Poor enforcement is letting tenants down, claim landlords

The RLA has called on the government to review how regulations in the private rental sector are enforced.

Related topics:  Landlords
Warren Lewis
26th February 2015
Landlords

The organisation argues that tenants are being let down by a failure to properly enforce the powers already available to tackle poor housing conditions.
 
Last week Liverpool City Council announced plans for the introduction of the country’s largest landlord licensing scheme. However, it comes as the council is cutting its Environment Health Services, responsible for enforcing the scheme, by up to 25 per cent.
 
This comes after research conducted by the Local Government Information Unit and Management Journal, which has found that 54 per cent of local authorities believe that they are in danger of being unable to fund their statutory services.
 
In 2013, the cross-party Communities and Local Government Select Committee report on the private rented sector warned that it was “concerned about reports of reductions in staff who have responsibility for enforcement and tenancy relations and who have an important role in making approaches to raising standards successful”.
 
The same report also raised concerns that “the police are sometimes unaware of their responsibilities in dealing with reports of illegal eviction”.
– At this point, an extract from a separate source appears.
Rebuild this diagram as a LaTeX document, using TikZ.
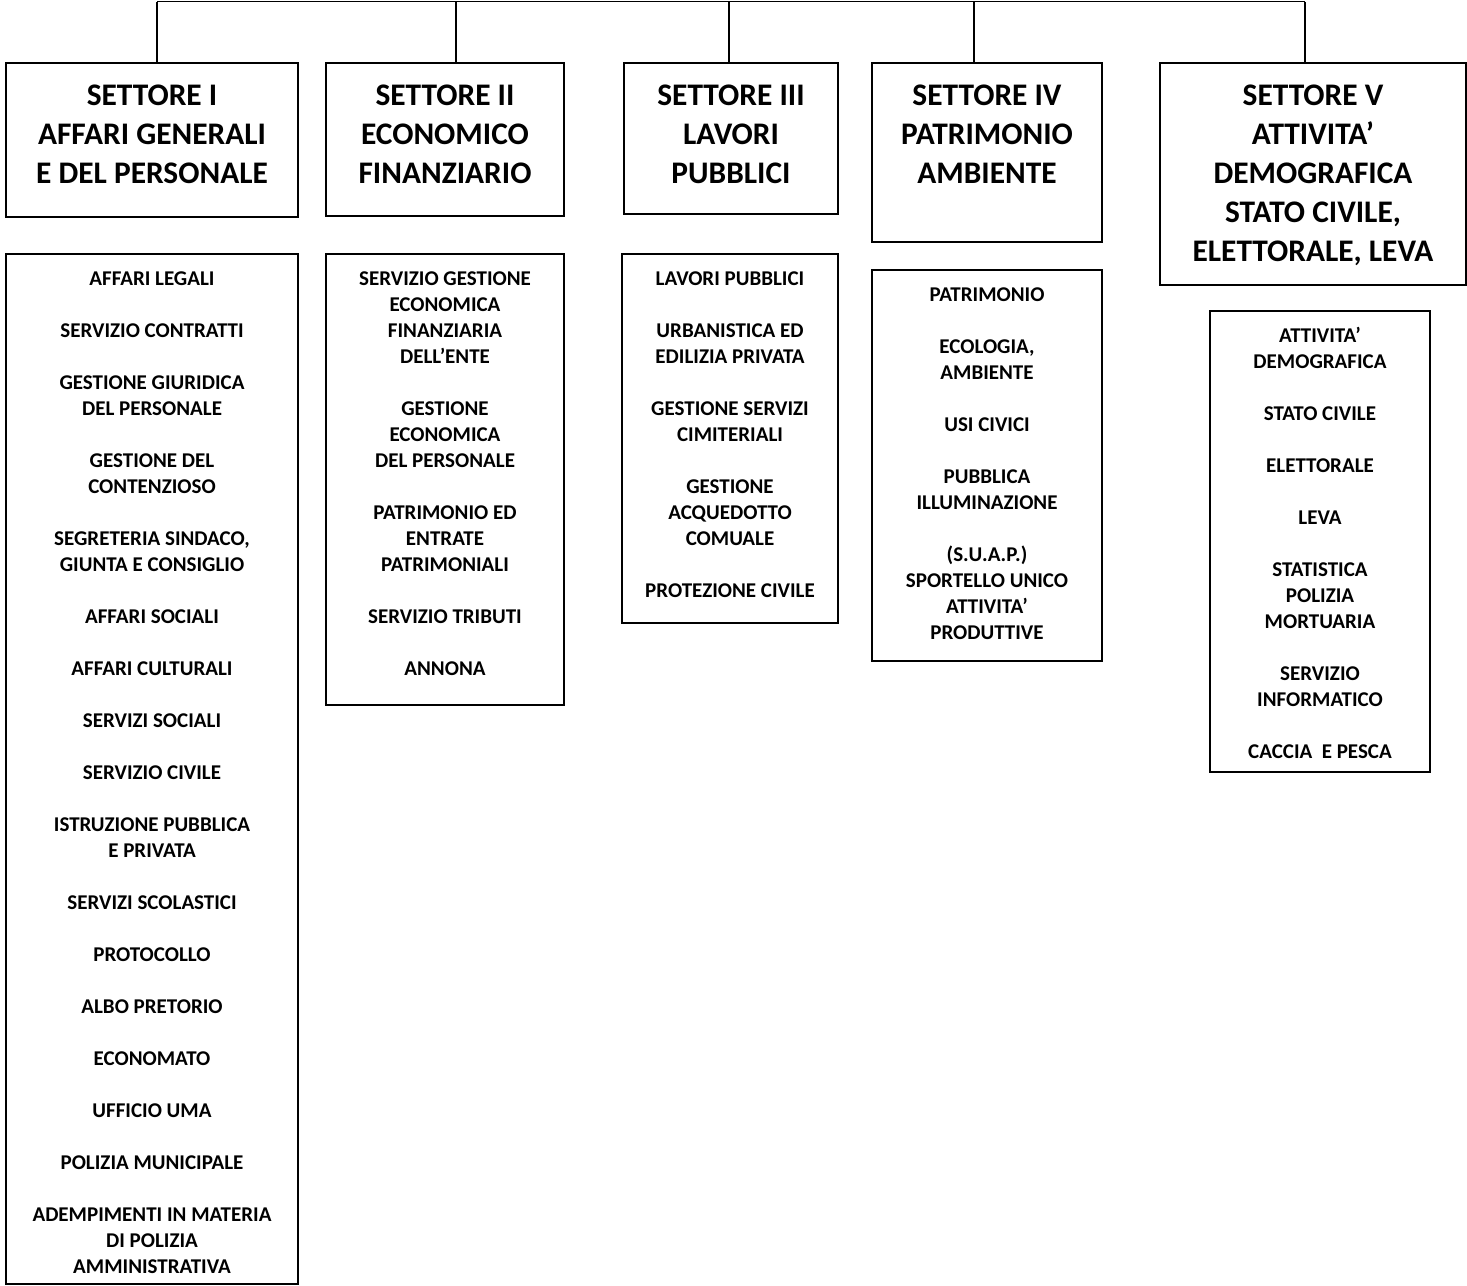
\documentclass[tikz,border=0pt]{standalone}
\usepackage{fontspec}
\setmainfont{Carlito}
\begin{document}
\begin{tikzpicture}[x=0.5pt,y=-0.5pt,
  frame/.style={draw, line width=1pt, inner sep=0pt, anchor=north west},
  head/.style={anchor=north, inner sep=0pt, align=center, font=\fontsize{15.7}{19.5}\selectfont\bfseries},
  body/.style={anchor=north, inner sep=0pt, align=center, font=\fontsize{10.5}{13}\selectfont\bfseries},
  link/.style={line width=0.75pt}]
\useasboundingbox (0,0) rectangle (1467,1285);
% heading boxes
\node[frame, minimum width=146pt, minimum height=77pt]   (h1) at (5,62) {};
\node[frame, minimum width=119pt, minimum height=76.5pt] (h2) at (325,62) {};
\node[frame, minimum width=107pt, minimum height=75.5pt] (h3) at (623,62) {};
\node[frame, minimum width=115pt, minimum height=89.5pt] (h4) at (871,62) {};
\node[frame, minimum width=153pt, minimum height=111pt]  (h5) at (1159,62) {};
% body boxes
\node[frame, minimum width=146pt, minimum height=515pt]   (b1) at (5,253) {};
\node[frame, minimum width=119pt, minimum height=225.5pt] (b2) at (325,253) {};
\node[frame, minimum width=108pt, minimum height=184.5pt] (b3) at (621,253) {};
\node[frame, minimum width=115pt, minimum height=195.5pt] (b4) at (871,269) {};
\node[frame, minimum width=110pt, minimum height=230.5pt] (b5) at (1209,310) {};
% heading texts
\node[head] (h1t) at ([yshift=-11.5pt]h1.north) {SETTORE I\\AFFARI GENERALI\\E DEL PERSONALE};
\node[head] (h2t) at ([yshift=-11.5pt]h2.north) {SETTORE II\\ECONOMICO\\FINANZIARIO};
\node[head] (h3t) at ([yshift=-11.5pt]h3.north) {SETTORE III\\LAVORI\\PUBBLICI};
\node[head] (h4t) at ([yshift=-11.5pt]h4.north) {SETTORE IV\\PATRIMONIO\\AMBIENTE};
\node[head] (h5t) at ([yshift=-11.5pt]h5.north) {SETTORE V\\ATTIVITA’\\DEMOGRAFICA\\STATO CIVILE,\\ELETTORALE, LEVA};
% body texts
\node[body] (b1t) at ([yshift=-9pt]b1.north) {AFFARI LEGALI\\[13pt]SERVIZIO CONTRATTI\\[13pt]GESTIONE GIURIDICA\\DEL PERSONALE\\[13pt]GESTIONE DEL\\CONTENZIOSO\\[13pt]SEGRETERIA SINDACO,\\GIUNTA E CONSIGLIO\\[13pt]AFFARI SOCIALI\\[13pt]AFFARI CULTURALI\\[13pt]SERVIZI SOCIALI\\[13pt]SERVIZIO CIVILE\\[13pt]ISTRUZIONE PUBBLICA\\E PRIVATA\\[13pt]SERVIZI SCOLASTICI\\[13pt]PROTOCOLLO\\[13pt]ALBO PRETORIO\\[13pt]ECONOMATO\\[13pt]UFFICIO UMA\\[13pt]POLIZIA MUNICIPALE\\[13pt]ADEMPIMENTI IN MATERIA\\DI POLIZIA\\AMMINISTRATIVA};
\node[body] (b2t) at ([yshift=-9pt]b2.north) {SERVIZIO GESTIONE\\ECONOMICA\\FINANZIARIA\\DELL’ENTE\\[13pt]GESTIONE\\ECONOMICA\\DEL PERSONALE\\[13pt]PATRIMONIO ED\\ENTRATE\\PATRIMONIALI\\[13pt]SERVIZIO TRIBUTI\\[13pt]ANNONA};
\node[body] (b3t) at ([yshift=-9pt]b3.north) {LAVORI PUBBLICI\\[13pt]URBANISTICA ED\\EDILIZIA PRIVATA\\[13pt]GESTIONE SERVIZI\\CIMITERIALI\\[13pt]GESTIONE\\ACQUEDOTTO\\COMUALE\\[13pt]PROTEZIONE CIVILE};
\node[body] (b4t) at ([yshift=-9pt]b4.north) {PATRIMONIO\\[13pt]ECOLOGIA,\\AMBIENTE\\[13pt]USI CIVICI\\[13pt]PUBBLICA\\ILLUMINAZIONE\\[13pt](S.U.A.P.)\\SPORTELLO UNICO\\ATTIVITA’\\PRODUTTIVE};
\node[body] (b5t) at ([yshift=-8.5pt]b5.north) {ATTIVITA’\\DEMOGRAFICA\\[13pt]STATO CIVILE\\[13pt]ELETTORALE\\[13pt]LEVA\\[13pt]STATISTICA\\POLIZIA\\MORTUARIA\\[13pt]SERVIZIO\\INFORMATICO\\[13pt]CACCIA\ \ E PESCA};
% connector bar
\coordinate (t1) at (157,1.5);
\coordinate (t2) at (456,1.5);
\coordinate (t3) at (729,1.5);
\coordinate (t4) at (974,1.5);
\coordinate (t5) at (1305,1.5);
\draw[link] (t1) -- (t5);
\draw[link] (t1) -- (t1 |- h1.north);
\draw[link] (t2) -- (t2 |- h2.north);
\draw[link] (t3) -- (t3 |- h3.north);
\draw[link] (t4) -- (t4 |- h4.north);
\draw[link] (t5) -- (t5 |- h5.north);
\end{tikzpicture}
\end{document}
The RLA is writing to all the political parties to call on them to commit to undertake a review of the capacity and capabilities of local authorities, the courts, the police and trading standards to enforce the powers they already have as they relate to private rented housing.
 
Alan Ward, chairman of the RLA, said: “The RLA is fully supportive of regulations that protect both tenants and good landlords. But it cannot be right that regulations are not being enforced properly. This lets tenants and good landlords down. The reality is that we can regulate all we like but without proper enforcement then it becomes meaningless.
 
Whilst debate on the private rented sector will intensify as we approach polling day we need to think carefully about what can and cannot be enforced.
 
It’s time to end the false belief that regulations in themselves will help solve the problems in the sector. Instead we need a smarter approach to root out the minority of crooks who cause misery for tenants and bring the sector into disrepute.”